Sunday, October 18, 2015

To Part Is to Die a Little By Claudia Serea

Claudia Serea

To Part Is to Die a Little
By Claudia Serea
(Cervena Barva Press, 2015)
  Review by Lawrence Kessenich

To be an exile is to both be estranged from one’s homeland, more deeply attached to it, and also able to see both one’s homeland and one’s adopted country with an objectivity unavailable to lifelong inhabitants. All of this comes into play in Claudia Serea’s poetry collection, To Part Is to Die a Little.

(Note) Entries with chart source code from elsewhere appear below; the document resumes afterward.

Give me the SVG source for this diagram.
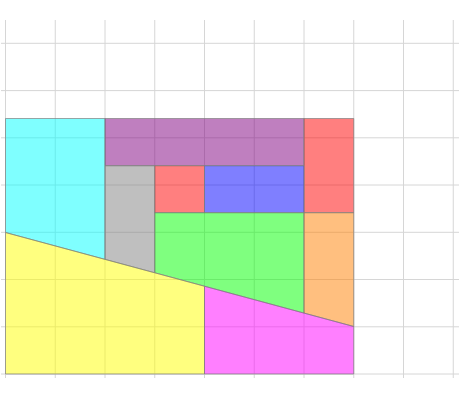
<svg xmlns="http://www.w3.org/2000/svg" width="460" height="400" viewBox="0 0 460 400">
<style>
.grid line{stroke:#d6d6d6;stroke-width:1}
.cell{fill-opacity:0.5;stroke:#808080;stroke-opacity:0.7;stroke-width:1}
</style>
<rect width="460" height="400" fill="#fff"/>
<g class="grid">
<line x1="5.5" y1="20" x2="5.5" y2="378"/>
<line x1="55.25" y1="20" x2="55.25" y2="378"/>
<line x1="105" y1="20" x2="105" y2="378"/>
<line x1="154.75" y1="20" x2="154.75" y2="378"/>
<line x1="204.5" y1="20" x2="204.5" y2="378"/>
<line x1="254.25" y1="20" x2="254.25" y2="378"/>
<line x1="304" y1="20" x2="304" y2="378"/>
<line x1="353.75" y1="20" x2="353.75" y2="378"/>
<line x1="403.5" y1="20" x2="403.5" y2="378"/>
<line x1="453.25" y1="20" x2="453.25" y2="378"/>
<line x1="1" y1="43.3" x2="459" y2="43.3"/>
<line x1="1" y1="90.6" x2="459" y2="90.6"/>
<line x1="1" y1="137.8" x2="459" y2="137.8"/>
<line x1="1" y1="185" x2="459" y2="185"/>
<line x1="1" y1="232.3" x2="459" y2="232.3"/>
<line x1="1" y1="279.5" x2="459" y2="279.5"/>
<line x1="1" y1="326.8" x2="459" y2="326.8"/>
<line x1="1" y1="374" x2="459" y2="374"/>
</g>
<g id="cyan"><polygon class="cell" fill="#00ffff" points="5.5,118.5 105,118.5 105,259.4 5.5,232.5"/></g>
<g id="purple"><polygon class="cell" fill="#800080" points="105,118.5 304,118.5 304,165.7 105,165.7"/></g>
<g id="red-right"><polygon class="cell" fill="#ff0000" points="304,118.5 353.75,118.5 353.75,212.7 304,212.7"/></g>
<g id="gray"><polygon class="cell" fill="#808080" points="105,165.7 154.75,165.7 154.75,272.8 105,259.4"/></g>
<g id="red-small"><polygon class="cell" fill="#ff0000" points="154.75,165.7 204.5,165.7 204.5,212.7 154.75,212.7"/></g>
<g id="blue"><polygon class="cell" fill="#0000ff" points="204.5,165.7 304,165.7 304,212.7 204.5,212.7"/></g>
<g id="green"><polygon class="cell" fill="#00ff00" points="154.75,212.7 304,212.7 304,313.1 154.75,272.8"/></g>
<g id="orange"><polygon class="cell" fill="#ff8000" points="304,212.7 353.75,212.7 353.75,326.5 304,313.1"/></g>
<g id="yellow"><polygon class="cell" fill="#ffff00" points="5.5,232.5 204.5,286.2 204.5,374 5.5,374"/></g>
<g id="magenta"><polygon class="cell" fill="#ff00ff" points="204.5,286.2 353.75,326.5 353.75,374 204.5,374"/></g>
</svg>
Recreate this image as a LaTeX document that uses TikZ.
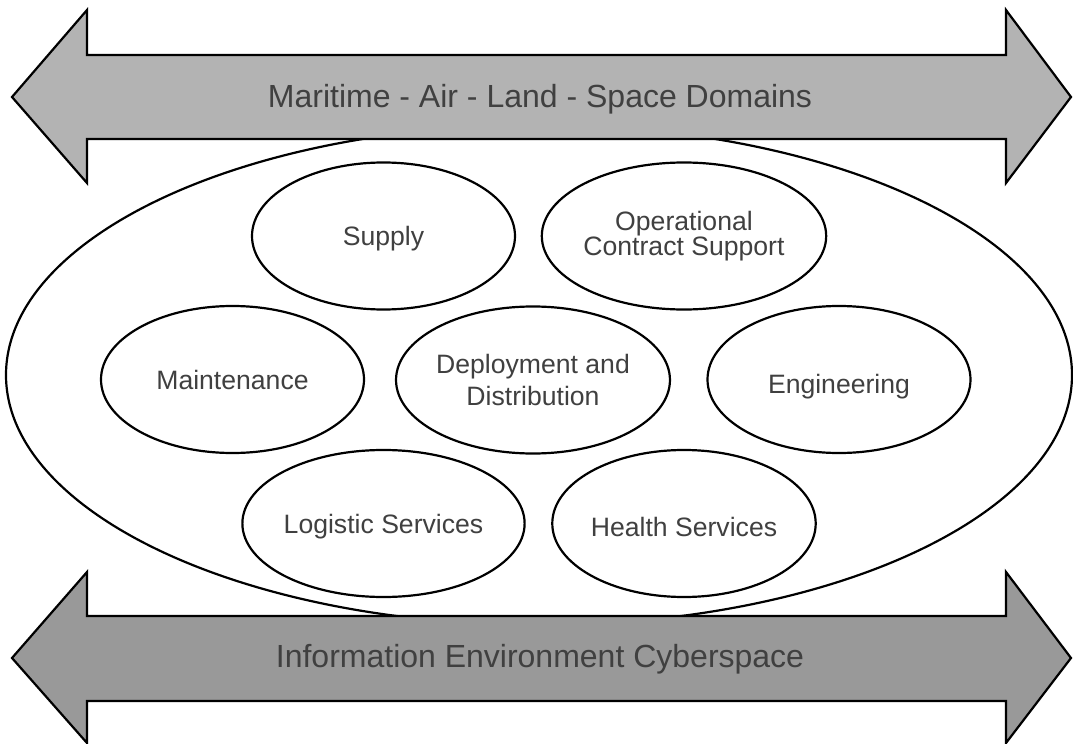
\documentclass[tikz,border=0pt]{standalone}
\usepackage{fontspec}
\setmainfont{Liberation Sans}
\usetikzlibrary{shapes.geometric}
\definecolor{domaingray}{HTML}{B3B3B3}
\definecolor{cybergray}{HTML}{999999}
\definecolor{labelgray}{HTML}{404040}
\tikzset{
  area/.style={ellipse, draw, line width=1.1pt, fill=white, minimum width=131.5pt, minimum height=73.5pt, inner sep=0pt, align=center, text=labelgray, font=\fontsize{13.3}{13}\selectfont},
  band/.style={draw, line width=1.1pt, line join=miter},
  bandlabel/.style={anchor=base, text=labelgray, font=\fontsize{16}{19}\selectfont}
}
\begin{document}
\begin{tikzpicture}[x=0.5pt, y=-0.5pt]
\useasboundingbox (0,0) rectangle (1073,744);
% joint force
\node[ellipse, draw, line width=1.1pt, minimum width=533pt, minimum height=250pt, inner sep=0pt] (hub) at (539,375) {};
% domains
\draw[band, fill=domaingray] (12,97) -- (87,10) -- (87,55) -- (1006,55) -- (1006,10) -- (1071,97) -- (1006,183) -- (1006,139) -- (87,139) -- (87,183) -- cycle;
\node[bandlabel] (domains) at (540,107.5) {Maritime - Air - Land - Space Domains};
\draw[band, fill=cybergray] (12,658) -- (87,572) -- (87,616) -- (1006,616) -- (1006,572) -- (1071,658) -- (1006,743) -- (1006,701) -- (87,701) -- (87,743) -- cycle;
\node[bandlabel] (cyber) at (540,667) {Information Environment Cyberspace};
% functions
\node[area, text height=12pt, text depth=2.8pt] (supply) at (383.5,236) {Supply};
\node[area, font=\fontsize{13.3}{12.8}\selectfont] (contract) at (684,236) {Operational\\Contract Support};
\node[area] (maintenance) at (232.5,379.5) {Maintenance};
\node[area, font=\fontsize{13.3}{15.8}\selectfont] (deployment) at (533,380) {Deployment and\\Distribution};
\node[area, text height=17pt, text depth=2.8pt] (engineering) at (839,379.5) {Engineering};
\node[area, text height=13pt, text depth=2.8pt] (logistic) at (383.5,523.5) {Logistic Services};
\node[area, text height=16pt, text depth=2.8pt] (health) at (684,523.5) {Health Services};
\end{tikzpicture}
\end{document}
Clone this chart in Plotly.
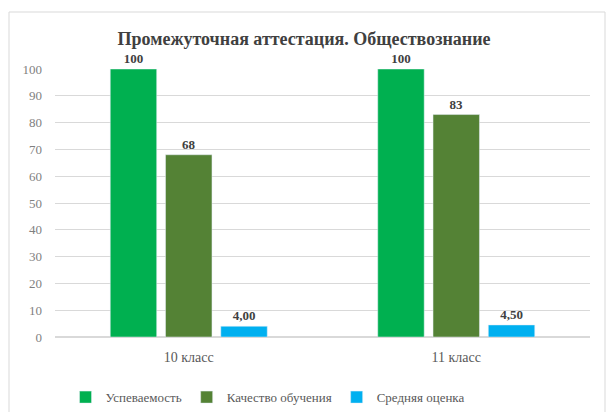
import plotly.graph_objects as go

classes = ["10 класс", "11 класс"]
series_names = ["Успеваемость", "Качество обучения", "Средняя оценка"]
uspevaemost = [100, 100]
kachestvo = [68, 83]
srednyaya = [4.00, 4.50]
labels_sred = ["4,00", "4,50"]

colors = ["#00B050", "#548235", "#00B0F0"]
font_family = "Liberation Serif, serif"

fig = go.Figure()
for name, vals, txt, col in zip(series_names,
                                [uspevaemost, kachestvo, srednyaya],
                                [[str(v) for v in uspevaemost], [str(v) for v in kachestvo], labels_sred],
                                colors):
    fig.add_trace(go.Bar(x=classes, y=vals, name=name, marker_color=col,
                         text=txt, textposition="outside", cliponaxis=False,
                         texttemplate="<b>%{text}</b>",
                         textfont=dict(family=font_family, size=13, color="#404040")))

fig.update_layout(
    width=608, height=412,
    margin=dict(l=55, r=18, t=69, b=75, autoexpand=False),
    paper_bgcolor="white", plot_bgcolor="white",
    barmode="group", bargap=0.38, bargroupgap=0.16,
    font=dict(family=font_family, color="#595959"),
    title=dict(text="<b>Промежуточная аттестация. Обществознание</b>",
               x=0.5, xanchor="center", y=0.905, yanchor="middle",
               font=dict(family=font_family, size=18, color="#404040")),
    yaxis=dict(range=[0, 100], dtick=10, showgrid=True, gridcolor="#D9D9D9",
               zeroline=True, zerolinecolor="#D9D9D9",
               tickfont=dict(family=font_family, size=13, color="#7F7F7F"),
               ticks="", ticklabelstandoff=12),
    xaxis=dict(showline=False, tickfont=dict(family=font_family, size=14, color="#595959"),
               ticks="", ticklabelstandoff=10),
    legend=dict(orientation="h", x=0.44, xanchor="center", xref="container",
                y=0.036, yanchor="middle", yref="container",
                font=dict(family=font_family, size=13, color="#595959"),
                traceorder="normal", itemwidth=30),
    shapes=[dict(type="rect", xref="paper", yref="paper",
                 x0=(9 - 55) / 535, x1=(605 - 55) / 535,
                 y0=-0.5, y1=(337 - 12) / 268,
                 line=dict(color="#D9D9D9", width=1), layer="below")],
)

# the page body has a default 8px margin; drop it so the figure sits at 0,0
fig.write_html("out.html", config={"displayModeBar": False},
               post_script="document.body.style.margin='0';")
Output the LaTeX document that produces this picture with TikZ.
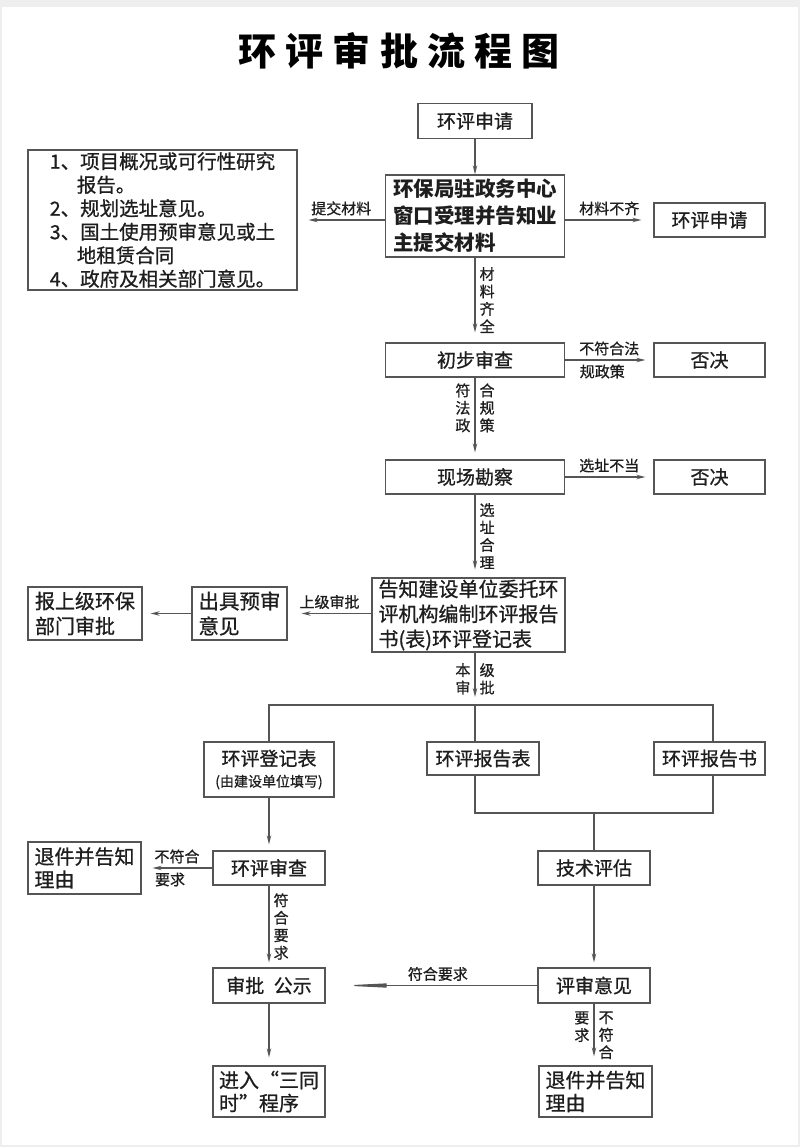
\documentclass[tikz,border=0pt]{standalone}
\usepackage{fontspec}
\setmainfont{Noto Sans CJK SC}[UprightFeatures={FakeBold=0.8}]
\usepackage{xcolor}
\usepackage{tikz}
\usetikzlibrary{arrows.meta,positioning}

\definecolor{linegray}{HTML}{555555}
\definecolor{inkgray}{HTML}{1E1E1E}
\definecolor{pagegray}{HTML}{EEEEEE}

\tikzset{
  box/.style={draw=linegray, line width=1.3pt, fill=white, inner sep=0pt, text=inkgray, font=\fontsize{19}{24}\selectfont},
  flow/.style={-{Stealth[length=9pt,width=4.5pt]}, draw=linegray, line width=1.2pt, shorten >=8pt},
  link/.style={draw=linegray, line width=1.2pt},
  tag/.style={font=\fontsize{15}{17.5}\selectfont, text=inkgray, inner sep=4pt, align=center},
}

\begin{document}
\begin{tikzpicture}[x=1pt, y=-1pt]
  \fill[pagegray] (0,0) rectangle (800,1147);
  \fill[white] (2,7) rectangle (798,1145);
  \useasboundingbox (0,0) rectangle (800,1147);

  \node[text=black, font=\fontsize{38}{40}\selectfont\bfseries] (title) at (399,51) {\addfontfeature{LetterSpace=24}环评审批流程图};

  % main column
  \node[box, minimum width=114pt, minimum height=35pt] (apply) at (475,121) {环评申请};
  \node[box, minimum width=179pt, minimum height=82pt, align=left, font=\fontsize{20.5}{27}\selectfont\bfseries] (window) at (475,216) {环保局驻政务中心\\窗口受理并告知业\\主提交材料};
  \node[box, minimum width=269pt, minimum height=140pt, align=left, font=\fontsize{19.5}{23.5}\selectfont] (docs) at (162.5,220) {1、项目概况或可行性研究\\\hspace{27pt}报告。\\2、规划选址意见。\\3、国土使用预审意见或土\\\hspace{27pt}地租赁合同\\4、政府及相关部门意见。};
  \node[box, minimum width=111pt, minimum height=34pt] (lack) at (709.5,220) {环评申请};
  \node[box, minimum width=179pt, minimum height=34pt] (precheck) at (475,360) {初步审查};
  \node[box, minimum width=111pt, minimum height=34pt] (veto1) at (709.5,360) {否决};
  \node[box, minimum width=179pt, minimum height=34pt] (survey) at (475,477) {现场勘察};
  \node[box, minimum width=111pt, minimum height=34pt] (veto2) at (709.5,477) {否决};
  \node[box, minimum width=193pt, minimum height=74pt, align=left, font=\fontsize{20}{25}\selectfont] (notify) at (468.5,615) {告知建设单位委托环\\评机构编制环评报告\\书(表)环评登记表};
  \node[box, minimum width=95pt, minimum height=53pt, align=left, font=\fontsize{20.5}{25}\selectfont] (preview) at (239.5,613.5) {出具预审\\意见};
  \node[box, minimum width=114pt, minimum height=53pt, align=left, font=\fontsize{20}{25}\selectfont] (upper) at (85,613.5) {报上级环保\\部门审批};

  % three kinds of report
  \node[box, minimum width=130pt, minimum height=55pt, align=center] (form) at (269,769.5) {环评登记表\\[-3pt]{\fontsize{14}{16}\selectfont(由建设单位填写)}};
  \node[box, minimum width=112pt, minimum height=33pt] (rtable) at (483,758.5) {环评报告表};
  \node[box, minimum width=111pt, minimum height=33pt] (rbook) at (709.5,758.5) {环评报告书};
  \node[box, minimum width=112pt, minimum height=34pt] (review) at (269,868) {环评审查};
  \node[box, minimum width=113pt, minimum height=52pt, align=left, font=\fontsize{20}{23}\selectfont] (back1) at (84.5,868) {退件并告知\\理由};
  \node[box, minimum width=112pt, minimum height=34pt] (tech) at (594,868) {技术评估};
  \node[box, minimum width=112pt, minimum height=35pt] (approve) at (269,985.5) {审批\hspace{0.5em}公示};
  \node[box, minimum width=112pt, minimum height=35pt] (opinion) at (594,985.5) {评审意见};
  \node[box, minimum width=112pt, minimum height=51pt, align=left, font=\fontsize{20}{23}\selectfont] (enter) at (269,1091.5) {进入“三同\\时”程序};
  \node[box, minimum width=113pt, minimum height=51pt, align=left, font=\fontsize{20}{23}\selectfont] (back2) at (595.5,1091.5) {退件并告知\\理由};

  \coordinate (bus) at (475,705);
  \coordinate (busL) at (form.north |- bus);
  \coordinate (busR) at (713,705);
  \coordinate (join) at (594,813);

  \draw[flow, shorten >=0pt] (apply) -- (window);
  \draw[flow, shorten >=11pt] (window.west |- docs) -- node[tag, above] {提交材料} (docs);
  \draw[flow, shorten >=12pt] (window.east |- lack) -- node[tag, above] {材料不齐} (lack);
  \draw[flow, shorten >=10pt] (window) -- node[tag, right] {材\\料\\齐\\全} (precheck);
  \draw[flow] (precheck) -- node[tag, above] {不符合法} node[tag, below, xshift=-7pt] {规政策} (veto1);
  \draw[flow, shorten >=7pt] (precheck) -- node[tag, left, pos=0.37] {符\\法\\政} node[tag, right, pos=0.37] {合\\规\\策} (survey);
  \draw[flow] (survey) -- node[tag, above] {选址不当} (veto2);
  \draw[flow] (survey) -- node[tag, right] {选\\址\\合\\理} (notify.north -| survey);
  \draw[flow, shorten >=14pt] (notify.west |- preview) -- node[tag, above] {上级审批} (preview);
  \draw[flow] (preview) -- (upper);
  \draw[flow] (notify.south -| bus) -- node[tag, left] {本\\审} node[tag, right] {级\\批} (bus);

  \draw[link] (form.north) -- (busL) -- (busR) -- (busR |- rbook.north);
  \draw[link] (bus) -- (bus |- rtable.north);
  \draw[link] (bus |- rtable.south) -- (bus |- join) -- (busR |- join) -- (busR |- rbook.south);
  \draw[link] (join) -- (tech);

  \draw[flow, shorten >=6pt] (form) -- (review);
  \draw[flow, shorten >=11pt] (review) -- node[tag, above] {不符合} node[tag, below, xshift=-7pt] {要求} (back1);
  \draw[flow, shorten >=5pt] (review) -- node[tag, right] {符\\合\\要\\求} (approve);
  \draw[flow, shorten >=5pt] (tech) -- (opinion);
  \draw[link, -{Triangle[length=46pt,width=4pt]}, shorten >=15pt] (opinion) -- node[tag, above, pos=0.47] {符合要求} (approve);
  \draw[flow] (approve) -- (enter);
  \draw[flow, shorten >=9pt] (opinion.south) -- node[tag, anchor=north east, pos=0.05] {要\\求} node[tag, anchor=north west, pos=0.05] {不\\符\\合} (opinion.south |- back2.north);
\end{tikzpicture}
\end{document}
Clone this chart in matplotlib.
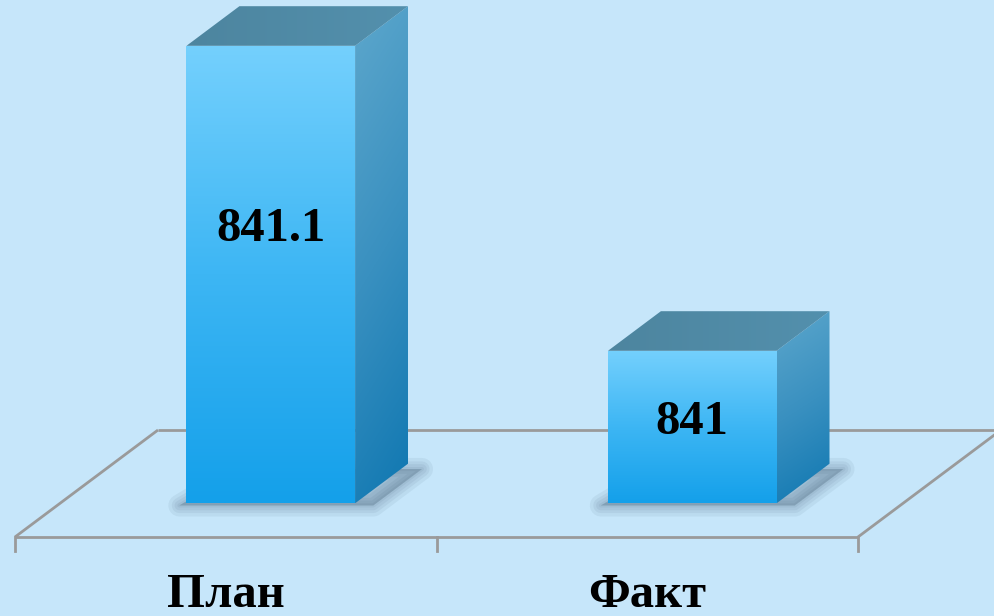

Serea emigrated from Romania to the U.S. in 1995, evidently to New York City or nearby, because that city appears often in this collection, acutely observed and with attention to the concrete details of places and people:

From “Soap opera”:

December again on 38th Street,
where statues push their heads through the walls
over a DVD store, a barber shop, a deli,
to better see what’s happening…

From “Paper cup city”:

The dark coffee
     Of the mornings
in a paper cup

People stand in line;
their loneliness
    is the loneliness
of plastic straws
    on the shelf…

Daybreak is
    a plastic
teaspoon in the sky,
paper plates
    and brown napkins…

From “Mr. Hoffman”:

Mr. Hoffman has a bright green hat
and red jacket, has glasses,
sits on a small chair
play waltzes on the accordion
in the 57th Street station.

A little town with steep streets
and old buildings with geraniums,
scenes from old European movies,
pour from his waltz…

Through the eyes of this immigrant, one sees one’s own country through fresh eyes, always an enlightening experience—and sometimes painful, as when she points out the ignorance of Americans about her homeland in “Breakfast at Cucina”:

Are you a gymnast?
the woman asks
when she finds out
my accent is Romanian.

Sure, I’d like to say.

In my country,
the little girls balance on beams
as soon as they come out
of their mothers’ wombs.

More poignant, however—and my favorite section of the book, Letters to Romania—are the poems where Serea looks back longingly at the land where she was born, grew up, and where her family and friends of many years still reside. What often sticks in her mind, of course, are concrete images that make the places and people come alive for the reader.

In “Es-tu-là” she imagines her mother singing in the kitchen:

My mother sings to the chopped onions.
She sings to the parsley and pots.
She sings to the stirred stew.
That’s why America is rich,
because it’s where you live,
you, my only true treasure.

The kitchen is filled with sun.
The windows are filled with wind.
No letters came today…

In “On Easter morning” she remembers:

After church, we won’t enter the house
until my father digs a shovelful of grass
and places it on the threshold, roots and all.

Step on it, for a new beginning, he says…

In “Ovidiu” she recalls a Romanian town she visited:

A bright yellow Muslim minaret and a white church
hang upside down from the clouds…

From these low hills, the poet looked on,
with exiled eyes,
into the eyes of the Black Sea…

A school, a bread store, a closed pub,
A skinny Pegasus pulls a carriage with corn…

And in “The last way” she shows us a country funeral:

Dressed in black with headscarves,
    like ravens, they come
to walk the dead man
    on his last way.

Up on the tractor,
    his coffin is decorated
with crying daughters
    and orange lilies.

There is so much life in these people and places that the reader can hardly help feeling the loss of it all along with Serea. There is so much longing in this book that it tugs at the heartstrings, but that longing also forces the reader to look at the riches in his own life, to contemplate their loss, and thereby to appreciate them more.